For a specific natural $k$ we define the language of couples $(\langle M \rangle, x)$ such that $M$ stops on $x$ and the couple's encoding is bounded by $k$ i.e $L_k := \{(\langle M \rangle ,x)\in HP : |(\langle M \rangle ,x)| \le k \}$ This language is finite thus in $R$. I wish to understand how to build (Not formally) a TM, $\tilde{M}$ which decide this language. Since the only given information is that the encoding is bounded, I tried to think about "Pigeonhole" claim, i.e define $\tilde{M}$ which simulate $M$ computation on $x$ and remembering the configurations made by $M$ or by counting steps made by $M$ during the simulation in order to determine that $M$ is stuck in a loop. Since $M$ is deterministic, if $\tilde{M}$ "see" the same configuration twice, it guarantees that $M$ entered a loop, but I can't explain why the finite encoding of $(\langle M \rangle,x)$ promises that a configuration will repeat itself.
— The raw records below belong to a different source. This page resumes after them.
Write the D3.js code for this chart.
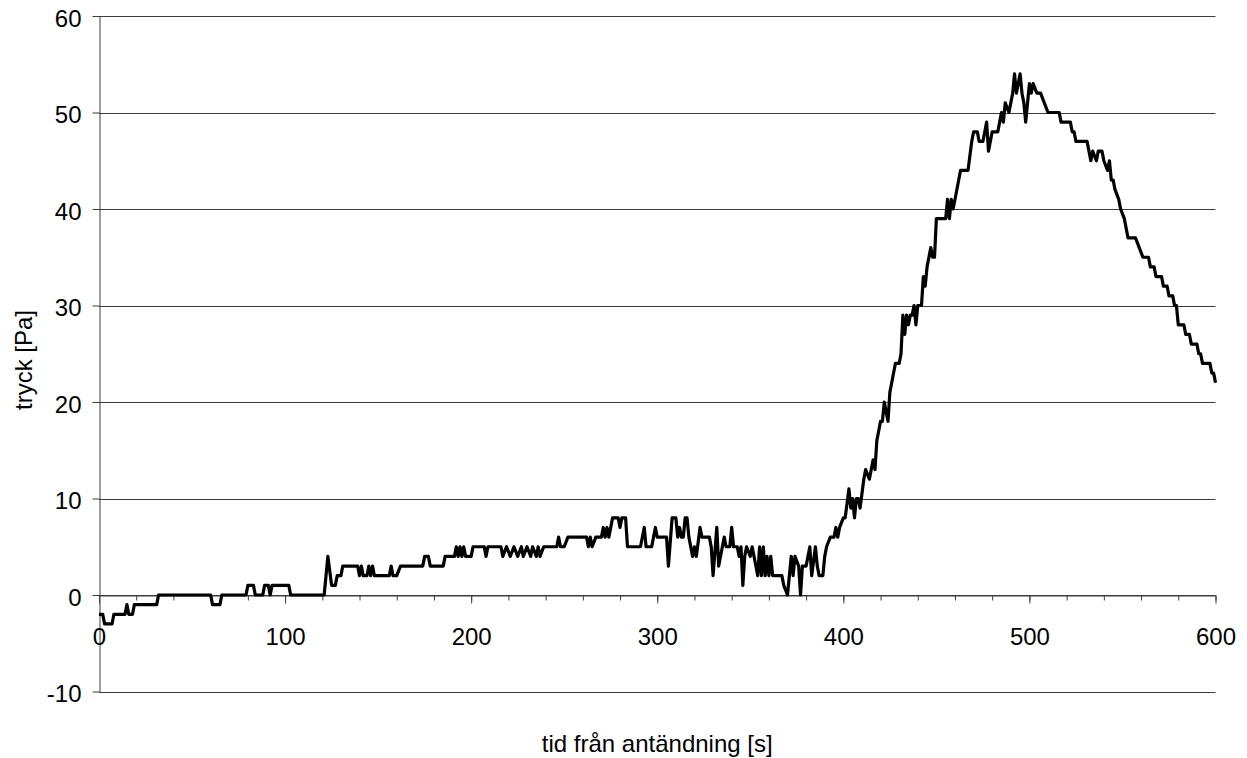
<!DOCTYPE html>
<html>
<head>
<meta charset="utf-8">
<script src="https://cdn.jsdelivr.net/npm/d3@7"></script>
<style>
  body { margin: 0; background: #fff; }
  text { font-family: "Liberation Sans", Arial, Helvetica, sans-serif; fill: #000; }
</style>
</head>
<body>
<svg id="chart" width="1247" height="758"></svg>
<script>
// Pressure readings after ignition: time [s] and pressure [Pa]
const seconds = [
  0, 2, 3, 7, 8, 14, 15, 16, 18, 19, 31, 32, 60, 61, 65, 66, 79, 80, 83, 84,
  88, 89, 91, 92, 93, 102, 103, 121, 123, 125, 127, 128, 130, 131, 139, 140, 141, 142, 144, 145,
  146, 147, 148, 156, 157, 158, 160, 162, 174, 175, 177, 178, 185, 186, 191, 192, 193, 194, 195, 196,
  197, 200, 201, 207, 208, 209, 216, 217, 219, 221, 223, 225, 227, 228, 230, 232, 233, 235, 236, 237,
  239, 246, 247, 248, 250, 252, 262, 263, 264, 265, 267, 270, 271, 272, 273, 274, 276, 279, 280, 281,
  283, 284, 291, 293, 294, 297, 298, 299, 300, 305, 306, 308, 310, 311, 312, 313, 314, 315, 316, 317,
  319, 320, 321, 323, 324, 328, 329, 330, 332, 333, 335, 336, 337, 339, 340, 341, 343, 344, 345, 346,
  347, 348, 350, 351, 352, 353, 354, 355, 356, 357, 358, 359, 360, 361, 362, 367, 368, 370, 372, 373,
  374, 376, 377, 378, 380, 382, 383, 385, 386, 387, 389, 390, 391, 393, 395, 396, 397, 398, 400, 401,
  403, 404, 405, 406, 407, 408, 409, 411, 412, 414, 415, 416, 417, 418, 419, 420, 421, 422, 423, 424,
  425, 427, 428, 430, 431, 432, 433, 434, 435, 436, 437, 438, 439, 440, 442, 443, 444, 445, 446, 447,
  448, 449, 450, 455, 456, 457, 458, 459, 461, 462, 463, 467, 469, 470, 472, 473, 475, 477, 478, 479,
  480, 483, 484, 485, 486, 487, 489, 490, 491, 492, 493, 494, 495, 496, 497, 498, 499, 500, 501, 502,
  504, 506, 508, 510, 516, 517, 522, 523, 524, 525, 531, 532, 533, 534, 536, 537, 539, 540, 542, 543,
  544, 545, 546, 548, 549, 551, 553, 557, 559, 561, 564, 565, 567, 568, 571, 572, 574, 575, 577, 578,
  579, 580, 583, 584, 586, 587, 590, 591, 592, 593, 597, 598, 599, 600
];
const pressure = [
  -2, -2, -3, -3, -2, -2, -1, -2, -2, -1, -1, 0, 0, -1, -1, 0, 0, 1, 1, 0,
  0, 1, 1, 0, 1, 1, 0, 0, 4, 1, 1, 2, 2, 3, 3, 2, 3, 2, 2, 3,
  2, 3, 2, 2, 3, 2, 2, 3, 3, 4, 4, 3, 3, 4, 4, 5, 4, 5, 4, 5,
  4, 4, 5, 5, 4, 5, 5, 4, 5, 4, 5, 4, 5, 4, 5, 4, 5, 4, 5, 4,
  5, 5, 6, 5, 5, 6, 6, 5, 6, 5, 6, 6, 7, 6, 7, 6, 8, 8, 7, 8,
  8, 5, 5, 7, 5, 5, 6, 7, 6, 6, 3, 8, 8, 6, 7, 6, 6, 8, 8, 6,
  4, 5, 4, 7, 6, 6, 5, 2, 7, 3, 5, 6, 5, 5, 7, 5, 5, 4, 5, 1,
  4, 5, 4, 5, 4, 3, 2, 5, 2, 5, 2, 4, 2, 4, 2, 2, 1, 0, 4, 2,
  4, 3, 0, 3, 3, 5, 2, 5, 3, 2, 2, 4, 5, 6, 6, 7, 6, 7, 8, 8,
  11, 9, 10, 8, 10, 10, 9, 12, 13, 12, 13, 14, 13, 16, 17, 18, 18, 20, 19, 18,
  21, 23, 24, 24, 25, 29, 27, 29, 28, 29, 29, 30, 28, 30, 30, 33, 32, 34, 35, 36,
  35, 35, 39, 39, 41, 39, 41, 40, 42, 43, 44, 44, 47, 48, 48, 47, 47, 49, 46, 47,
  48, 48, 49, 50, 49, 51, 50, 51, 52, 54, 52, 53, 54, 52, 51, 49, 51, 53, 52, 53,
  52, 52, 51, 50, 50, 49, 49, 48, 48, 47, 47, 46, 45, 46, 45, 46, 46, 45, 44, 45,
  43, 43, 42, 41, 40, 39, 37, 37, 36, 35, 35, 34, 34, 33, 33, 32, 32, 31, 31, 30,
  30, 28, 28, 27, 27, 26, 26, 25, 25, 24, 24, 23, 23, 22
];

// Axis ticks
const xTickValues = [0, 100, 200, 300, 400, 500, 600];
const xMinorTickValues = d3.range(0, 601, 20);
const yTickValues = [-10, 0, 10, 20, 30, 40, 50, 60];

// Axis titles
const xTitle = "tid från antändning [s]";
const yTitle = "tryck [Pa]";

const svg = d3.select("#chart");
const FONT = 24;
const plainNumber = d => String(d);

const x = d3.scaleLinear().domain([0, 600]).range([99, 1215.5]);
const y = d3.scaleLinear().domain([-10, 60]).range([691.5, 16]);

// Horizontal gridlines
svg.append("g")
  .selectAll("line")
  .data(yTickValues)
  .join("line")
  .attr("x1", x(0))
  .attr("x2", x(600))
  .attr("y1", d => Math.round(y(d)) + 0.5)
  .attr("y2", d => Math.round(y(d)) + 0.5)
  .attr("stroke", "#3c3c3c")
  .attr("stroke-width", 1);

// Y axis
const yAxis = svg.append("g")
  .attr("transform", `translate(${Math.round(x(0)) + 0.5},0)`)
  .call(d3.axisLeft(y).tickValues(yTickValues).tickFormat(plainNumber)
    .tickSize(7).tickSizeOuter(0).tickPadding(11));
yAxis.select(".domain").attr("stroke", "#3c3c3c");
yAxis.selectAll(".tick line").attr("stroke", "#3c3c3c");
yAxis.selectAll(".tick text")
  .attr("font-size", FONT)
  .attr("font-family", "Liberation Sans, Arial, sans-serif")
  .attr("dy", "0.43em");

// X axis at pressure zero: minor ticks
const xMinor = svg.append("g")
  .attr("transform", `translate(0,${Math.round(y(0)) + 0.5})`)
  .call(d3.axisBottom(x).tickValues(xMinorTickValues).tickSize(5).tickSizeOuter(0).tickFormat(""));
xMinor.select(".domain").remove();
xMinor.selectAll(".tick line").attr("stroke", "#3c3c3c");

// X axis at pressure zero: major ticks and labels
const xAxis = svg.append("g")
  .attr("transform", `translate(0,${Math.round(y(0)) + 0.5})`)
  .call(d3.axisBottom(x).tickValues(xTickValues).tickFormat(plainNumber)
    .tickSize(8).tickSizeOuter(0).tickPadding(24));
xAxis.select(".domain").attr("stroke", "#3c3c3c");
xAxis.selectAll(".tick line").attr("stroke", "#3c3c3c");
xAxis.selectAll(".tick text")
  .attr("font-size", FONT)
  .attr("font-family", "Liberation Sans, Arial, sans-serif");

// Pressure curve
const series = seconds.map((t, i) => ({ t, p: pressure[i] }));
svg.append("path")
  .datum(series)
  .attr("fill", "none")
  .attr("stroke", "#000")
  .attr("stroke-width", 3.2)
  .attr("stroke-linejoin", "round")
  .attr("d", d3.line().x(d => x(d.t)).y(d => y(d.p)));

// Axis titles
svg.append("text")
  .attr("x", (x(0) + x(600)) / 2)
  .attr("y", 752)
  .attr("text-anchor", "middle")
  .attr("font-size", FONT)
  .text(xTitle);

svg.append("text")
  .attr("transform", `translate(32,360) rotate(-90)`)
  .attr("text-anchor", "middle")
  .attr("font-size", FONT)
  .text(yTitle);
</script>
</body>
</html>
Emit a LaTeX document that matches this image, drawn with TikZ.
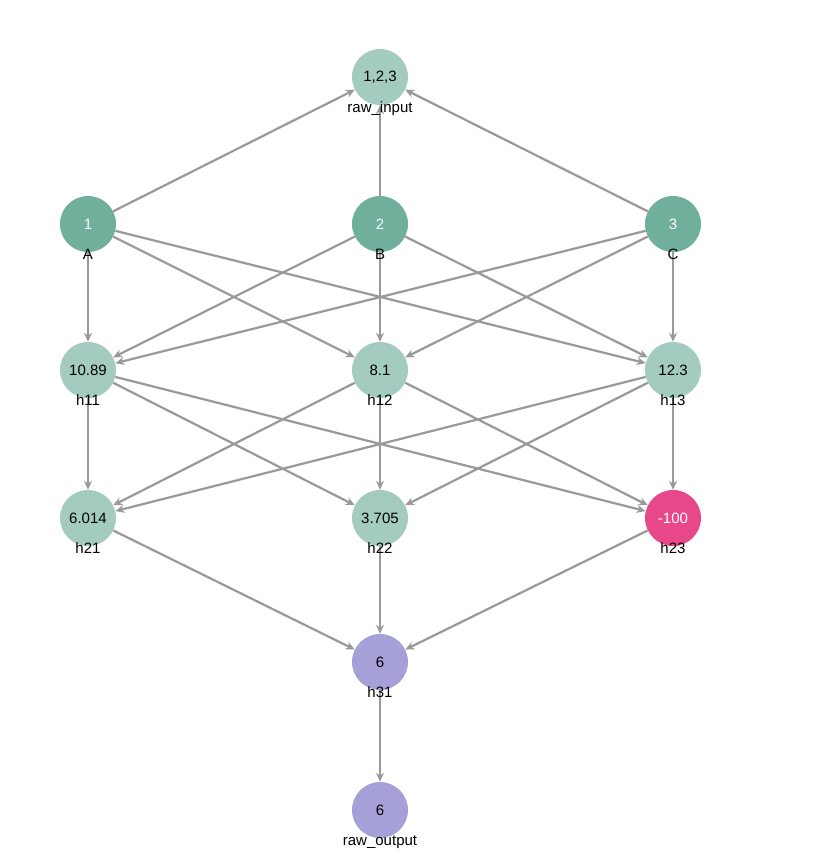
\documentclass[tikz,border=0pt]{standalone}
\usepackage{fontspec}
\setmainfont{Liberation Sans}
\usetikzlibrary{arrows.meta}
\definecolor{darkgreen}{HTML}{6FAF9B}
\definecolor{lightgreen}{HTML}{A3CBBF}
\definecolor{hotpink}{HTML}{E8488A}
\definecolor{lavender}{HTML}{A5A1D8}
\definecolor{edgegray}{HTML}{999999}
\tikzset{
	unit/.style={circle,minimum size=56pt,inner sep=0pt,font=\fontsize{15}{15}\selectfont},
	inunit/.style={unit,fill=darkgreen,text=white},
	hidunit/.style={unit,fill=lightgreen},
	outunit/.style={unit,fill=lavender},
	link/.style={draw=edgegray,line width=2.2pt,-{Stealth[length=9pt,width=8pt]}},
	tag/.style={font=\fontsize{15}{15}\selectfont,anchor=base}
}
\begin{document}
\begin{tikzpicture}[x=1pt,y=-1pt]
	\useasboundingbox (0,0) rectangle (814,859);
	% units
		\node [hidunit] (raw_in) at (380,77) {1,2,3};
		\node [inunit] (A) at (88,224) {1};
		\node [inunit] (B) at (380,224) {2};
		\node [inunit] (C) at (673,224) {3};
		\node [hidunit] (h11) at (88,370) {10.89};
		\node [hidunit] (h12) at (380,370) {8.1};
		\node [hidunit] (h13) at (673,370) {12.3};
		\node [hidunit] (h21) at (88,518) {6.014};
		\node [hidunit] (h22) at (380,518) {3.705};
		\node [unit,fill=hotpink,text=white] (h23) at (673,518) {-100};
		\node [outunit] (h31) at (380,662) {6};
		\node [outunit] (raw_out) at (380,810) {6};
	% links
		\foreach \s in {A,B,C}
			\draw [link] (\s) -- (raw_in);
		\foreach \s in {A,B,C}
			\foreach \t in {h11,h12,h13}
				\draw [link] (\s) -- (\t);
		\foreach \s in {h11,h12,h13}
			\foreach \t in {h21,h22,h23}
				\draw [link] (\s) -- (\t);
		\foreach \s in {h21,h22,h23}
			\draw [link] (\s) -- (h31);
		\draw [link] (h31) -- (raw_out);
	% names
		\foreach \n/\l in {raw_in/raw\_input,A/A,B/B,C/C,h11/h11,h12/h12,h13/h13,h21/h21,h22/h22,h23/h23,h31/h31,raw_out/raw\_output}
			\node [tag] at ([yshift=-35pt]\n.center) {\l};
\end{tikzpicture}
\end{document}
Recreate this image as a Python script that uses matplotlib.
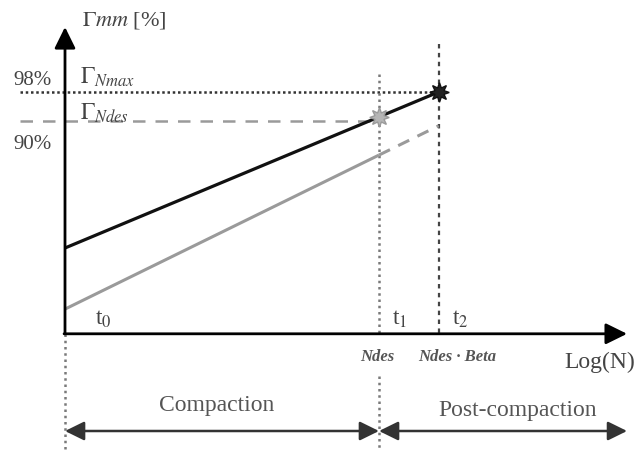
import matplotlib
matplotlib.use("Agg")
import matplotlib.pyplot as plt

plt.rcParams['font.family'] = ['Liberation Serif', 'DejaVu Serif']
plt.rcParams['mathtext.fontset'] = 'stix'

# ---- schematic data (x: normalised log(N), y: Gamma mm in %) ----
axis_base = 60.8            # level of the horizontal axis
gamma_nmax = 98.0
gamma_ndes = 93.5
x_t0 = 0.0
x_ndes = 1.0
x_ndes_beta = 1.19
x_axis_end = 1.79
y_axis_end = 108.0

black_x = [0.0, 1.19]
black_y = [74.0, 98.0]
gray_solid_x = [0.0, 1.0]
gray_solid_y = [64.6, 88.3]
gray_dash_x = [1.0, 1.19]
gray_dash_y = [88.3, 92.8]
star_ndes = (1.0, 94.2)
star_nmax = (1.19, 98.0)

pct_labels = ["98%", "90%"]
tick_labels = ["Ndes", "Ndes · Beta"]
t_labels = [r"t$_0$", r"t$_1$", r"t$_2$"]
phase_labels = ["Compaction", "Post-compaction"]

# ---- pixel -> data helpers (layout only) ----
def px(p):
    return (p - 65) / 314.0

def py(p):
    return 98.0 - (p - 93) * 8.0 / 52.0

fig = plt.figure(figsize=(6.35, 4.52), dpi=100)
ax = fig.add_axes([0, 0, 1, 1])
ax.set_xlim(px(0), px(635))
ax.set_ylim(py(452), py(0))
ax.axis('off')

txt = '#444444'

# reference lines
ax.plot([px(20), x_ndes_beta], [gamma_nmax, gamma_nmax], color='#333333',
        lw=1.8, linestyle=(0, (1, 1.1)))
ax.plot([px(20), x_ndes], [gamma_ndes, gamma_ndes], color='#9a9a9a',
        lw=1.8, linestyle=(0, (5, 4)))
ax.plot([x_ndes, x_ndes], [py(75), axis_base], color='#7a7a7a', lw=1.8,
        linestyle=(0, (1, 1.5)))
ax.plot([x_ndes, x_ndes], [py(377), py(452)], color='#7a7a7a', lw=1.8,
        linestyle=(0, (1, 1.5)))
ax.plot([x_t0, x_t0], [axis_base, py(452)], color='#7a7a7a', lw=1.8,
        linestyle=(0, (1, 1.5)))
ax.plot([x_ndes_beta, x_ndes_beta], [py(45), axis_base], color='#444444',
        lw=1.6, linestyle=(0, (2, 2)))

# compaction curves
ax.plot(gray_solid_x, gray_solid_y, color='#9a9a9a', lw=2.2, solid_capstyle='butt')
ax.plot(gray_dash_x, gray_dash_y, color='#9a9a9a', lw=2.2, linestyle=(0, (4, 3)))
ax.plot(black_x, black_y, color='#111111', lw=2.3, solid_capstyle='butt')

ax.plot([star_ndes[0]], [star_ndes[1]], marker=(8, 1, 0), ms=14,
        color='#b5b5b5', mec='#9a9a9a', zorder=5)
ax.plot([star_nmax[0]], [star_nmax[1]], marker=(8, 1, 0), ms=14,
        color='#222222', mec='#111111', zorder=5)

# axes arrows
arrow = dict(arrowstyle='-|>,head_length=0.65,head_width=0.32', lw=2.0,
             color='black', shrinkA=0, shrinkB=0, mutation_scale=20)
ax.annotate('', xy=(x_t0, y_axis_end), xytext=(x_t0, axis_base), arrowprops=arrow)
ax.annotate('', xy=(x_axis_end, axis_base), xytext=(x_t0 - 0.003, axis_base),
            arrowprops=arrow)

# phase arrows
parrow = dict(arrowstyle='<|-|>,head_length=0.65,head_width=0.32', lw=1.8,
              color='#333333', shrinkA=0, shrinkB=0, mutation_scale=18)
ya = py(432)
ax.annotate('', xy=(x_ndes, ya), xytext=(x_t0, ya), arrowprops=parrow)
ax.annotate('', xy=(x_axis_end, ya), xytext=(x_ndes, ya), arrowprops=parrow)

# texts
ax.text(px(82), py(20), r'$\Gamma mm$ [%]', fontsize=16, color=txt,
        ha='left', va='center')
ax.text(px(32), py(80), pct_labels[0], fontsize=15, color=txt, ha='center', va='center')
ax.text(px(32), py(145), pct_labels[1], fontsize=15, color=txt, ha='center', va='center')
ax.text(px(80), py(84), r'$\Gamma_{Nmax}$', fontsize=17, color=txt,
        ha='left', va='baseline')
ax.text(px(80), py(120), r'$\Gamma_{Ndes}$', fontsize=17, color=txt,
        ha='left', va='baseline')

for lab, xx in zip(t_labels, [px(103), px(400), px(460)]):
    ax.text(xx, py(319), lab, fontsize=17, color=txt, ha='center', va='center')

ax.text(px(377), py(357), tick_labels[0], fontsize=12, style='italic',
        fontweight='bold', color='#555555', ha='center', va='center')
ax.text(px(457), py(357), tick_labels[1], fontsize=12, style='italic',
        fontweight='bold', color='#555555', ha='center', va='center')
ax.text(px(635), py(362), 'Log(N)', fontsize=17, color=txt, ha='right', va='center')

ax.text(px(217), py(406), phase_labels[0], fontsize=17, color='#555555',
        ha='center', va='center')
ax.text(px(518), py(411), phase_labels[1], fontsize=17, color='#555555',
        ha='center', va='center')

fig.savefig('out.png', dpi=100)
You cannot construct an explicit algorithm/TM which will decide the language $L_k$. Regarding your attempt at the proof: you are right that there is no guarantee that the configuration will repeat because these machines are not given to be space bounded.
The TM $M_k$ to decide $L_k$ will have all the tuples (which are finite in number) which are accepted hard coded in it. The TM will basically perform a search in a look up table: if that tuple is found then accept it, else reject. We don't care how these tuples are actually obtained.
We can perhaps even prove that a general method to construct such TM $M_k$ for each $L_k$ cannot exists: Suppse there exists, then for a given input $<M,x>$, find the length of input, let it be $k$ and construct the TM $M_k$. Simulate $M_k$ over $<M,x>$. This will act as a decider for Halting Problem: which we know is undecidable. Hence, the assumption that we can have such a method is false.